In Canada, just a few short days before the Harvard announcement, the University of British Columbia’s student newspaper The Ubyssey reviewed the school’s February 2020 promise to divest its C$1.99 billion endowment from fossil fuels by 2030.
Nineteen months after pledging to sever its financial ties with Exxon Mobil, Chevron, Royal Dutch Shell PLC, Italy’s Eni SpA, and France’s Total SE, divestment is “taking time,” with the UBC Investment Management Trust (IMANT) announcing in December 2020 that it had moved $34 million in endowment dollars to fossil-free funds. This past March, the trust committed to move “an additional $110 million of its total assets—which includes the endowment and staff pension fund—away from fossil fuels.”
Also in the works, IMANT revealed in a written statement to The Ubyssey last month, is a plan “to commit another $85 million toward a ‘Paris aligned’ investment that has more stringent requirements for lowering carbon emissions.”
But members of Climate Justice UBC rejected the 2030 divestment deadline as “too late”. They decried the university’s ongoing willingness to put fossil profits before people—in particular, marginalized people like the fishers and farmers of the Niger delta region who have watched their ecosystems become collateral damage in the world’s thirst for oil.
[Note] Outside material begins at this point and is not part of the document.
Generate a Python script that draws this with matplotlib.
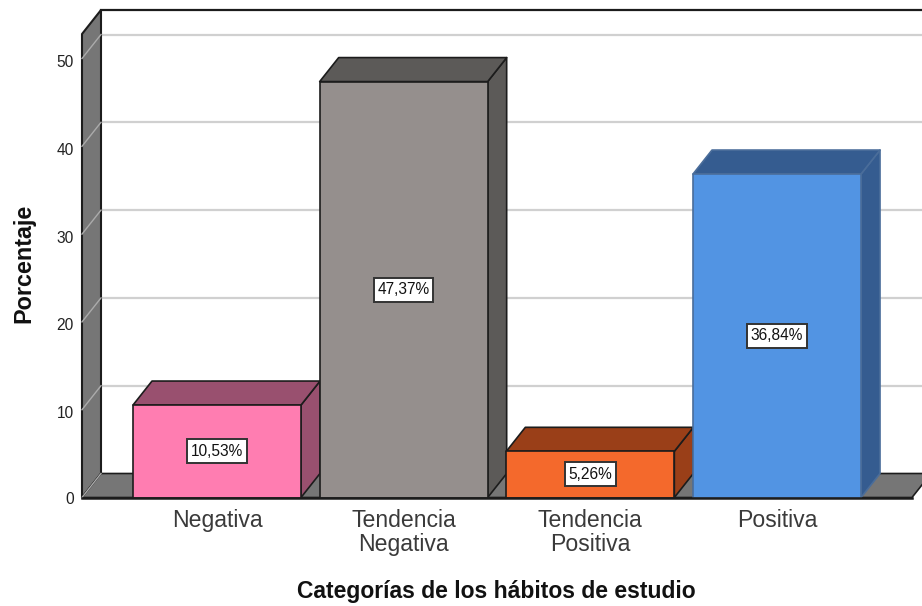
import matplotlib
matplotlib.use("Agg")
import matplotlib.pyplot as plt
from matplotlib.patches import Polygon, Rectangle
from matplotlib.transforms import ScaledTranslation

plt.rcParams['font.family'] = ['Liberation Sans', 'DejaVu Sans']

categories = ['Negativa', 'Tendencia\nNegativa', 'Tendencia\nPositiva', 'Positiva']
values = [10.53, 47.37, 5.26, 36.84]
value_labels = ['10,53%', '47,37%', '5,26%', '36,84%']
front_colors = ['#FF7DB1', '#958F8D', '#F4692C', '#5294E3']
top_colors = ['#99506F', '#5C5A58', '#9A3F18', '#355C90']
edge_colors = ['#1c1c1c', '#1c1c1c', '#1c1c1c', '#4A6D9A']
yticks = [0, 10, 20, 30, 40, 50]

W, H = 922, 606
fig = plt.figure(figsize=(W / 100, H / 100), dpi=100, facecolor='white')

# front plane of the 3D box, in pixels
L, R, B, T = 82, 912, 497.5, 34
ax = fig.add_axes([L / W, 1 - B / H, (R - L) / W, (B - T) / H])
PX_Y = 8.78
C0, PX_X = 217, 186.67
ax.set_ylim(0, (B - T) / PX_Y)
ax.set_xlim((L - C0) / PX_X, (R - C0) / PX_X)
DX, DY = 19 / PX_X, 24 / PX_Y      # depth offset, data units
BW = 168 / PX_X                    # bar width, data units
x0, x1 = ax.get_xlim()
ymax = ax.get_ylim()[1]
for s in ax.spines.values():
    s.set_visible(False)
ax.patch.set_visible(False)
EDGE = '#1c1c1c'

def poly(pts, fc, z, ec=EDGE, lw=1.2):
    ax.add_patch(Polygon(pts, closed=True, fc=fc, ec=ec, lw=lw, zorder=z,
                         clip_on=False, joinstyle='round'))

# back wall gridlines and left wall
WALL = '#767676'
GRID = '#D0D0D0'
poly([(x0, 0), (x0, ymax), (x0 + DX, ymax + DY), (x0 + DX, DY)], WALL, 1, lw=1.5)
poly([(x0, 0), (x1, 0), (x1 + DX, DY), (x0 + DX, DY)], WALL, 1)
for v in yticks:
    if v > 0:
        ax.plot([x0 + DX, x1 + DX], [v + DY, v + DY], color=GRID, lw=1.6, zorder=0.5,
                clip_on=False, solid_capstyle='butt')
    ax.plot([x0, x0 + DX], [v, v + DY], color='#ABABAB', lw=1.0, zorder=1.5, clip_on=False)
ax.plot([x0 + DX, x1 + DX], [ymax + DY] * 2, color=EDGE, lw=1.6, zorder=1, clip_on=False)
ax.plot([x0, x1], [0, 0], color=EDGE, lw=1.8, zorder=9, clip_on=False)

# 3D bars and their boxed labels
renderer = fig.canvas.get_renderer()
for i, v in enumerate(values):
    l, r = i - BW / 2, i + BW / 2
    ec = edge_colors[i]
    poly([(r, 0), (r, v), (r + DX, v + DY), (r + DX, DY)], top_colors[i], 3 + i, ec=ec)
    poly([(l, v), (r, v), (r + DX, v + DY), (l + DX, v + DY)], top_colors[i], 3 + i, ec=ec)
    poly([(l, 0), (r, 0), (r, v), (l, v)], front_colors[i], 3 + i, ec=ec)
    t = ax.text(i, v / 2, value_labels[i], ha='center', va='center', fontsize=11.2,
                color='#111111', zorder=11)
    box_w = (t.get_window_extent(renderer).width + 7) / PX_X
    box_h = 24 / PX_Y
    ax.add_patch(Rectangle((i - box_w / 2, v / 2 - box_h / 2), box_w, box_h, fc='white',
                           ec='#333333', lw=1.4, zorder=10))

ax.set_yticks(yticks)
ax.set_xticks(range(len(categories)))
ax.set_xticklabels(categories, fontsize=16.6, color='#3a3a3a', linespacing=1.02)
ax.tick_params(axis='y', length=0, pad=6, labelsize=11.2, labelcolor='#222222')
ax.tick_params(axis='x', length=0, pad=8.5)
shift = ScaledTranslation(0, -2.5 / 100, fig.dpi_scale_trans)
for lab in ax.get_yticklabels()[1:]:
    lab.set_transform(lab.get_transform() + shift)
ax.set_xlabel('Categorías de los hábitos de estudio', fontsize=16.5, fontweight='bold',
              color='#111111')
ax.set_ylabel('Porcentaje', fontsize=16.8, fontweight='bold', color='#111111')
ax.yaxis.set_label_coords((24 - L) / (R - L), 1 - (263.5 - T) / (B - T))
ax.xaxis.set_label_coords((496 - L) / (R - L), -(591.5 - B) / (B - T))
ax.xaxis.label.set_verticalalignment('center')
ax.yaxis.label.set_verticalalignment('center')

fig.savefig('out.png', dpi=100, facecolor='white')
Illustrative of this reality, writes The Ubyssey, is the university’s continued investment in the likes of Exxon Mobil and Royal Dutch Shell, even after oil lobbyists in Nigeria “watered down a long-awaited oil regulation law” that will require them to return a percentage of their profits to local communities to support needs like clean water and education. Fossils were successful in whittling down the 10% levy supported by the communities to a mere 3%.